GENEVA (AP) -- BMW will reduce its work force by more than 1,000 additional jobs this year through natural attrition, the German car maker's chief executive said Tuesday.
Norbert Reithofer said further reductions in head count would depend on market conditions during 2009. The company had 100,000 employees at the end of last year, after some 4,000 took advantage of a buyout offer and a further 3,500 left through natural turnover and were not replaced.
"2009 will be a very difficult year for our industry," he told reporters on the sidelines of the Geneva auto show.

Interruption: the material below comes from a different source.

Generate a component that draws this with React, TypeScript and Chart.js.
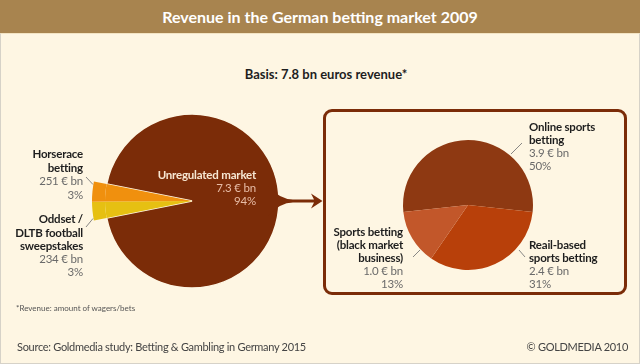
import React, { useEffect, useRef } from "react";
import { Chart, registerables } from "chart.js";

Chart.register(...registerables);

// ---- Data ----
const leftLabels = ["Unregulated market", "Oddset / DLTB football sweepstakes", "Horserace betting"];
const leftValues = [7300, 234, 251]; // € m
const leftColors = ["#7b2c08", "#e6c012", "#f0900e"];

const rightLabels = ["Online sports betting", "Reail-based sports betting", "Sports betting (black market business)"];
const rightValues = [3.9, 2.4, 1.0]; // € bn
const rightColors = ["#8e3912", "#b8400a", "#c2572a"];

const CREAM = "#fef6e3";
const BROWN = "#7b2c08";
const FONT = "Lato, 'Open Sans', sans-serif";

type LabelProps = { x: number; y: number; align: "left" | "right"; lines: [string, boolean][]; lh?: number; color?: string; valColor?: string; size?: number };

function Label({ x, y, align, lines, lh = 13.3, color = "#1e1e1e", valColor = "#6a6a6a", size = 11.5 }: LabelProps) {
  const style: React.CSSProperties = {
    position: "absolute",
    top: y - lh / 2,
    fontFamily: FONT,
    fontSize: size,
    letterSpacing: "-0.2px",
    lineHeight: lh + "px",
    textAlign: align,
    whiteSpace: "nowrap",
  };
  if (align === "left") style.left = x;
  else style.right = 640 - x;
  return (
    <div style={style}>
      {lines.map(([t, b], i) => (
        <div key={i} style={{ fontWeight: b ? 700 : 400, color: b ? color : valColor }}>{t}</div>
      ))}
    </div>
  );
}

export default function App() {
  const leftRef = useRef<HTMLCanvasElement>(null);
  const rightRef = useRef<HTMLCanvasElement>(null);

  useEffect(() => {
    document.body.style.margin = "0";
    const total = leftValues.reduce((a, b) => a + b, 0);
    const smallAngle = (360 * (total - leftValues[0])) / total;
    const leftChart = new Chart(leftRef.current!, {
      type: "pie",
      data: {
        labels: leftLabels,
        datasets: [
          {
            data: leftValues,
            backgroundColor: ["rgba(0,0,0,0)", leftColors[1], leftColors[2]],
            borderWidth: 0,
            weight: 13,
          },
          {
            data: leftValues,
            backgroundColor: leftColors,
            borderColor: CREAM,
            borderWidth: [1.5, 0, 0],
            weight: 87,
          },
        ],
      },
      options: {
        responsive: false,
        animation: false,
        events: [],
        devicePixelRatio: 1,
        rotation: 270 + smallAngle / 2,
        radius: 100,
        layout: { padding: { left: 92, right: 348, top: 101, bottom: 63 } },
        plugins: { legend: { display: false }, tooltip: { enabled: false } },
      } as any,
    });

    const rTotal = rightValues.reduce((a, b) => a + b, 0);
    const rightChart = new Chart(rightRef.current!, {
      type: "pie",
      data: {
        labels: rightLabels,
        datasets: [
          {
            data: rightValues,
            backgroundColor: rightColors,
            borderWidth: 0,
          },
        ],
      },
      options: {
        responsive: false,
        animation: false,
        events: [],
        devicePixelRatio: 1,
        rotation: -(180 * rightValues[0]) / rTotal,
        radius: 65,
        layout: { padding: { left: 403, right: 107, top: 140, bottom: 94 } },
        plugins: { legend: { display: false }, tooltip: { enabled: false } },
      } as any,
    });
    return () => {
      leftChart.destroy();
      rightChart.destroy();
    };
  }, []);

  const canvasStyle: React.CSSProperties = { position: "absolute", left: 0, top: 0, width: 640, height: 364 };
  const footStyle: React.CSSProperties = { position: "absolute", top: 339, fontSize: 11, letterSpacing: "-0.3px", lineHeight: "16px", color: "#444", whiteSpace: "nowrap" };

  return (
    <div style={{ position: "fixed", left: 0, top: 0, width: 640, height: 364, background: CREAM, overflow: "hidden", fontFamily: FONT }}>
      <div style={{ position: "absolute", left: 0, top: 33, width: 640, height: 331, boxSizing: "border-box", border: "1px solid #d6d2c8", borderTop: "1px solid #f3e4c4" }} />
      <div style={{ position: "absolute", left: 0, top: 0, width: 640, height: 33, background: "#a8844f", color: "#fff", fontWeight: 700, fontSize: 16, lineHeight: "33px", textAlign: "center" }}>
        Revenue in the German betting market 2009
      </div>
      <div style={{ position: "absolute", left: 0, width: 652, top: 65, textAlign: "center", fontWeight: 700, fontSize: 13, lineHeight: "18px", color: "#1e1e1e" }}>
        Basis: 7.8 bn euros revenue*
      </div>

      <div style={{ position: "absolute", left: 323, top: 109, width: 304, height: 186, boxSizing: "border-box", border: "3px solid " + BROWN, borderRadius: 9 }} />

      <canvas ref={leftRef} width={640} height={364} style={canvasStyle} />
      <canvas ref={rightRef} width={640} height={364} style={canvasStyle} />

      <svg width={640} height={364} style={{ position: "absolute", left: 0, top: 0 }}>
        <path d="M 268 186 Q 280 199.5 293 199.5 L 314 199.5 L 311 193.5 L 322.5 201 L 311 208.5 L 314 202.5 L 293 202.5 Q 280 202.5 268 216 Z" fill={BROWN} />
        <g stroke="#7a7a7a" strokeWidth={0.9} fill="none">
          <line x1={86} y1={177} x2={93} y2={184.5} />
          <line x1={86} y1={227} x2={93} y2={218.5} />
          <line x1={522} y1={143} x2={511} y2={154} />
          <line x1={420} y1={250} x2={413} y2={257} />
          <line x1={519} y1={250} x2={525} y2={257} />
        </g>
      </svg>

      <Label x={83} y={154} align="right" lh={13.5} lines={[["Horserace", true], ["betting", true], ["251 € bn", false], ["3%", false]]} />
      <Label x={83} y={219} align="right" lh={13.2} lines={[["Oddset /", true], ["DLTB football", true], ["sweepstakes", true], ["234 € bn", false], ["3%", false]]} />
      <Label x={256} y={174} align="right" lh={13} color="#f7e7d2" valColor="#e7bca6" lines={[["Unregulated market", true], ["7.3 € bn", false], ["94%", false]]} />
      <Label x={529} y={126} align="left" lh={13} lines={[["Online sports", true], ["betting", true], ["3.9 € bn", false], ["50%", false]]} />
      <Label x={403} y={231} align="right" lh={13} lines={[["Sports betting", true], ["(black market", true], ["business)", true], ["1.0 € bn", false], ["13%", false]]} />
      <Label x={529} y={244} align="left" lh={13} lines={[["Reail-based", true], ["sports betting", true], ["2.4 € bn", false], ["31%", false]]} />

      <div style={{ position: "absolute", left: 16, top: 303, fontSize: 8, lineHeight: "10px", color: "#555" }}>*Revenue: amount of wagers/bets</div>
      <div style={{ ...footStyle, left: 17 }}>Source: Goldmedia study: Betting &amp; Gambling in Germany 2015</div>
      <div style={{ ...footStyle, right: 12 }}>© GOLDMEDIA 2010</div>
    </div>
  );
}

Reithofer said the latest figures for Germany and the United States -- among the most important markets for BMW -- indicated that the drop in sales seen in January would continue or even worsen in February.
Overall January U.S. auto sales were down 37 percent year-on-year, and registrations in Germany dropped 14 percent during the month compared to 2008.
"I see no reason for euphoria," Reithofer said, adding that recovery would likely start slowly in 2010.
BMW was strong enough to survive alone, but that didn't preclude cooperation with other auto makers, he said.
"The business independence of our company is our greatest asset," he added.
BMW's offering at the Geneva show is comparatively meager this year. The company is presenting a powerful new coupe version of its large 7-series car in Geneva. Its Mini brand is introducing an entry-level station wagon model, dubbed the "Clubman."
The idea of building the next Mini on a Fiat platform has been abandoned, but the two companies are still exploring cooperation on other fronts, Reithofer said.